それで夏休みの宿題が俳句評で何をどう書けばいいのやらと打ち明けると、大阪市北区中崎西にある詩歌専門書店葉ね文庫の店主はふんふんと頷いて棚から何冊か手渡してくれた。
私には無知の盾しか持ちえていないから、既に亡くなっている人がいい。出来れば公表されている全句を把握したいという条件を満たしたのがこの句集だった。
独身時代から結婚して子どもが産まれ、やがて老年になるまでの時系列で並べられた句集なので、マトリョーシカを小さいものから一回り大きなものへ仕舞っていくようにして読んだ。入れ子を入れる前に自分の経験を吹きかけて句を親しむとノスタルジーともサウダージとも名前がつかないものが心のある部分に染み入る。
たとえば
日の光しぐれを松に片降らす
寒光の最も濃きはこの路か
二月の初頭大気が澄んで日照角が一番鋭くなる午後三時前、屋外は一丁前に冬の気温のくせに、日光はこの世を漂白してやるとばかり眩しい時間を格別に愛していたことを思い出す。タイミングがよければ西日になる一瞬前の日差しを浴びに、色を抜かれたビルの壁の温度を確かめに表へ駆け出すほど。

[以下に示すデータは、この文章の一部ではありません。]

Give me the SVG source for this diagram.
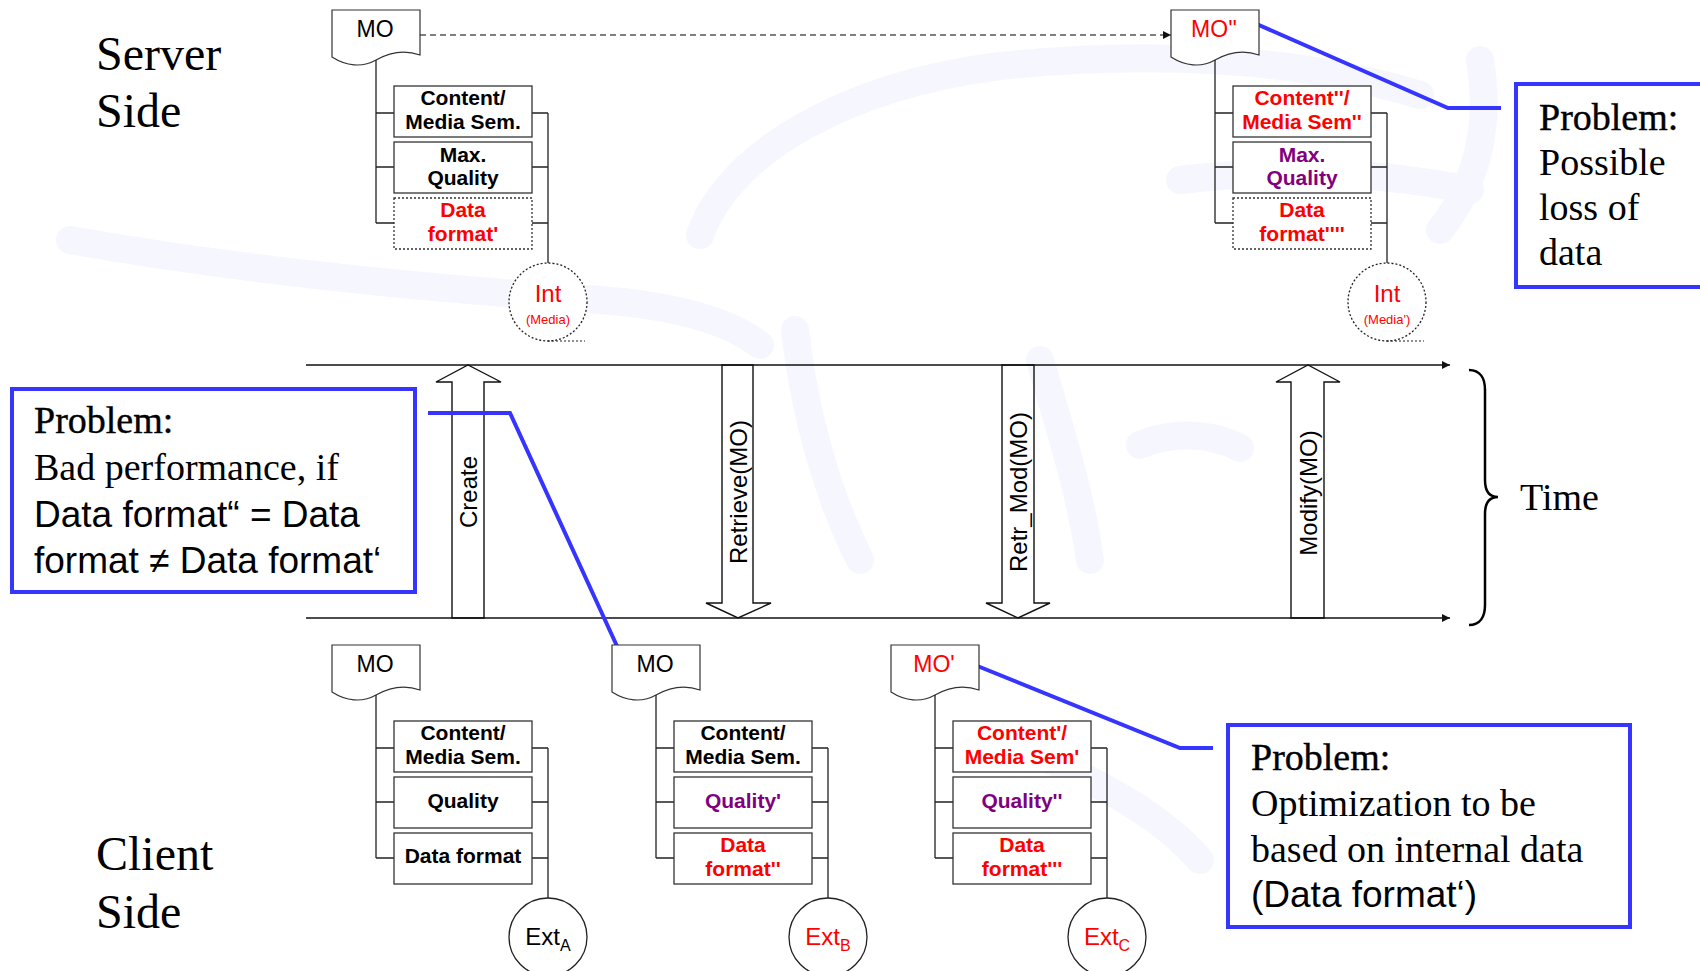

解釈よりも早く経験の封が解かれていくような染みこみ方だ。
今一度マトリョーシカに息をふーっと吹きかける。
シャンデリヤつたはりて死は遊びけり
およばれした御宅の吹き抜けのホールには吊り照明があり、二階から手を伸ばすと子供でも照明の鎖をさわれたので悪戯に揺らして遊んでおりました。そこの家のお姉さんが来たので物陰に隠れているとお姉さんはお化けが出たといって大騒ぎをしました。
糸引き飴のように引き出されるのは大体よその家にいる記憶だった。
全句を通してことさら夏の句が親しげに身に刺さってくるためなのか、本を開いていくつか句を拾えば今はもう無くなった親の郷里へ盆に帰省した気持ちになる。
実家では嗅がない出汁の匂いがただよう仏間で、冬は絨毯を夏はござを敷くために畳に直接とめていた画鋲をふと抜くと針が思いのほか長かったことや、ミニトマトのパックに入れていたらいつのまにか腹を浮かせていた雨蛙。
一つしか出ぬぜいたくな蟬の穴
蟻の穴の中から人の声がする
阿部青鞋は晩年の句集『ひとるたま』の随想で、
人間が生きる上に、何でもないことは先ず無い。何でもなさそうな事も、みな何でもある。全て何でもあるものが、何でもなさそうな顔をしているそのおかしさを、私は私なりのありていな言葉で言ってみたいだけだ。
と書いているので、そこに甘えさせてもらおうと思う。
だから? それで? 「オチ」は? という冷たい指摘から解き放たれた句は、その句へのレスポンスもまた自由を許されているように調子よく思う。
背にきたる矢を感じつつ靴を買う
など笑いしか漏れないし
結局は生よりも死のなれなれしさ
にはどう逆さに振ってもヤバいという言葉しか出てこないと書くと貧相な語彙が情けなく、思考停止と罵られるだろうが一貫して大らかで、感想や解釈の執着を感じない。(現代人の感想や解釈の執着と強迫観念のほうがおかしいといわれればそれまでだが)
ただ、目と口と肌と鼻と耳が捉えた対象物へのシンプルな畏れ敬いだけはずっと感じていた。思いあたるような俳句ばかりだった。
わたくしの虹にあらずとすぐ思い
くるぶしをぬらすよ海の真実が
鵙が啼く海は書物のかたちして
ですよねーと思う。この合意には共感が混じっていない。単なる頷きでしかない。コールに対するレスポンスでしかない。しかないということに対して、この句集に限っては私は貧しいとかゆるふわだとは思いたくない。